◆ **Given task**:
Using the listing below, report all lines holding the word "Output".

◆ **Some records**:
***

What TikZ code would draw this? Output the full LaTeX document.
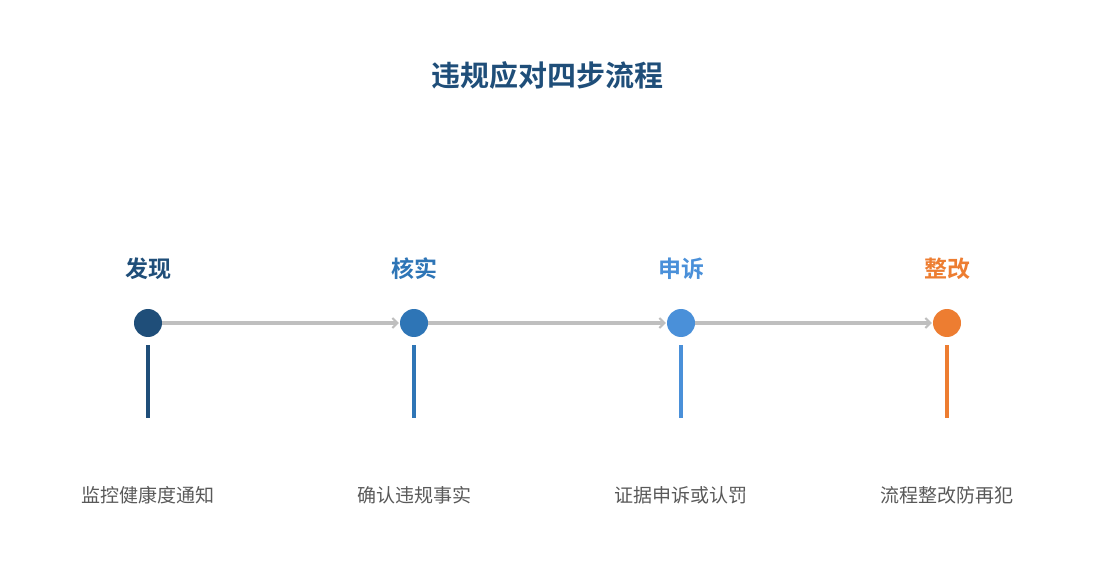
\documentclass[tikz,border=0pt]{standalone}
\usepackage{fontspec}
\setmainfont{Noto Sans CJK SC}
\newfontfamily\cjkb{Noto Sans CJK SC Bold}
\usetikzlibrary{arrows.meta}
\definecolor{cA}{HTML}{1F4E79}
\definecolor{cB}{HTML}{2E75B6}
\definecolor{cC}{HTML}{4A90D9}
\definecolor{cD}{HTML}{ED7D31}
\definecolor{lineg}{HTML}{BFBFBF}
\definecolor{txtg}{HTML}{595959}
\tikzset{
  dot/.style={circle, minimum size=28pt, inner sep=0pt, fill=#1},
  steplabel/.style={font=\cjkb\fontsize{23}{26}\selectfont, text=#1, inner sep=0pt},
  desc/.style={font=\fontsize{19}{22}\selectfont, text=txtg, inner sep=0pt},
  link/.style={draw=lineg, line width=3.5pt, -{Straight Barb[length=5pt,width=10pt,line width=2pt]}, shorten >=1pt},
  stem/.style={line width=3.5pt, draw=#1},
}
\begin{document}
\begin{tikzpicture}[x=1pt,y=-1pt]
\useasboundingbox (0,0) rectangle (1095,585);
\node[font=\cjkb\fontsize{29}{32}\selectfont, text=cA, inner sep=0pt] (title) at (547,75) {违规应对四步流程};
\foreach \n/\x/\c/\l/\d in {a/148/cA/发现/监控健康度通知, b/414/cB/核实/确认违规事实, c/681/cC/申诉/证据申诉或认罚, d/947/cD/整改/流程整改防再犯}{
  \node[dot=\c] (\n) at (\x,323) {};
  \node[steplabel=\c] (\n l) at (\x,269) {\l};
  \node[desc] (\n d) at (\x,495) {\d};
  \coordinate (\n s) at (\x,345);
  \coordinate (\n e) at (\x,418);
  \draw[stem=\c] (\n s) -- (\n e);
}
\draw[link] (a) -- (b);
\draw[link] (b) -- (c);
\draw[link] (c) -- (d);
\end{tikzpicture}
\end{document}
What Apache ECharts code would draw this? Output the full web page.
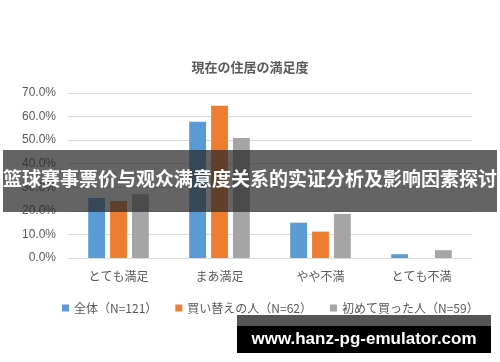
<!DOCTYPE html>
<html><head><meta charset="utf-8">
<script src="https://cdn.jsdelivr.net/npm/echarts@6/dist/echarts.min.js"></script>
<style>html,body{margin:0;padding:0;background:#fff}#c{width:500px;height:362px}</style>
</head><body><div id="c"></div>
<script>
var categories = ['とても満足', 'まあ満足', 'やや不満', 'とても不満'];
var seriesNames = ['全体（N=121）', '買い替えの人（N=62）', '初めて買った人（N=59）'];
var allValues = [25.5, 57.8, 15.0, 1.6];
var replaceValues = [24.2, 64.6, 11.2, 0];
var firstValues = [27.0, 50.9, 18.7, 3.3];
var yTicks = [0, 10, 20, 30, 40, 50, 60, 70];
var colors = ['#5B9BD5', '#ED7D31', '#A5A5A5'];
var jp = '"Noto Sans CJK JP", sans-serif';

var chart = echarts.init(document.getElementById('c'), null, {renderer: 'canvas'});
function mk(name, data, color) {
  return {name: name, type: 'bar', data: data, barGap: '30%', barCategoryGap: '40%',
    itemStyle: {color: color}};
}
chart.setOption({
  animation: false,
  title: {text: '現在の住居の満足度', left: 'center', top: 56,
    textStyle: {fontFamily: jp, fontSize: 13, fontWeight: 'bold', color: '#595959'}},
  grid: {left: 68, right: 28, top: 93, bottom: 104},
  legend: {left: 57, top: 297, itemWidth: 7, itemHeight: 7, itemGap: 18, icon: 'rect',
    textStyle: {fontFamily: jp, fontSize: 12, color: '#595959'}},
  xAxis: {type: 'category', data: categories,
    axisLine: {lineStyle: {color: '#d9d9d9'}}, axisTick: {show: false},
    axisLabel: {fontFamily: jp, fontSize: 12, color: '#595959', margin: 12}},
  yAxis: {type: 'value', min: yTicks[0], max: yTicks[yTicks.length - 1], interval: 10,
    axisLine: {show: false}, axisTick: {show: false},
    splitLine: {lineStyle: {color: '#d9d9d9'}},
    axisLabel: {fontFamily: '"Liberation Sans", sans-serif', fontSize: 12, color: '#595959', margin: 12,
      formatter: function (v) { return v.toFixed(1) + '%'; }}},
  series: [mk(seriesNames[0], allValues, colors[0]), mk(seriesNames[1], replaceValues, colors[1]),
    mk(seriesNames[2], firstValues, colors[2])],
  graphic: [
    {type: 'rect', z: 100, shape: {x: 3, y: 150, width: 494, height: 62}, style: {fill: 'rgba(40,40,40,0.72)'}},
    {type: 'text', z: 101, left: 'center', top: 169, style: {text: '篮球赛事票价与观众满意度关系的实证分析及影响因素探讨',
      fill: '#fff', font: 'bold 19px "Noto Sans CJK SC", sans-serif'}},
    {type: 'rect', z: 100, shape: {x: 237, y: 315, width: 254, height: 11}, style: {fill: '#555'}},
    {type: 'rect', z: 100, shape: {x: 237, y: 326, width: 254, height: 27}, style: {fill: '#000'}},
    {type: 'text', z: 101, x: 364, y: 339, style: {text: 'www.hanz-pg-emulator.com',
      fill: '#fff', align: 'center', verticalAlign: 'middle',
      font: 'bold 17px "Liberation Sans", sans-serif'}}
  ]
});
</script></body></html>
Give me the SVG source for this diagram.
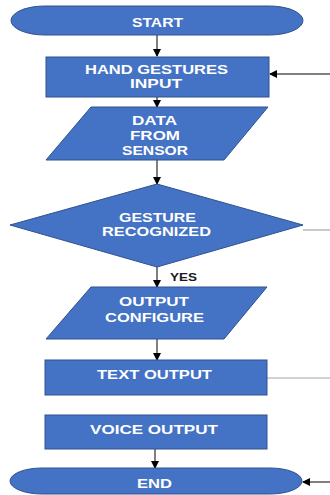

***

◆ **Written response**:
What TikZ code would draw this? Output the full LaTeX document.
What Apache ECharts code would draw this? Output the full web page.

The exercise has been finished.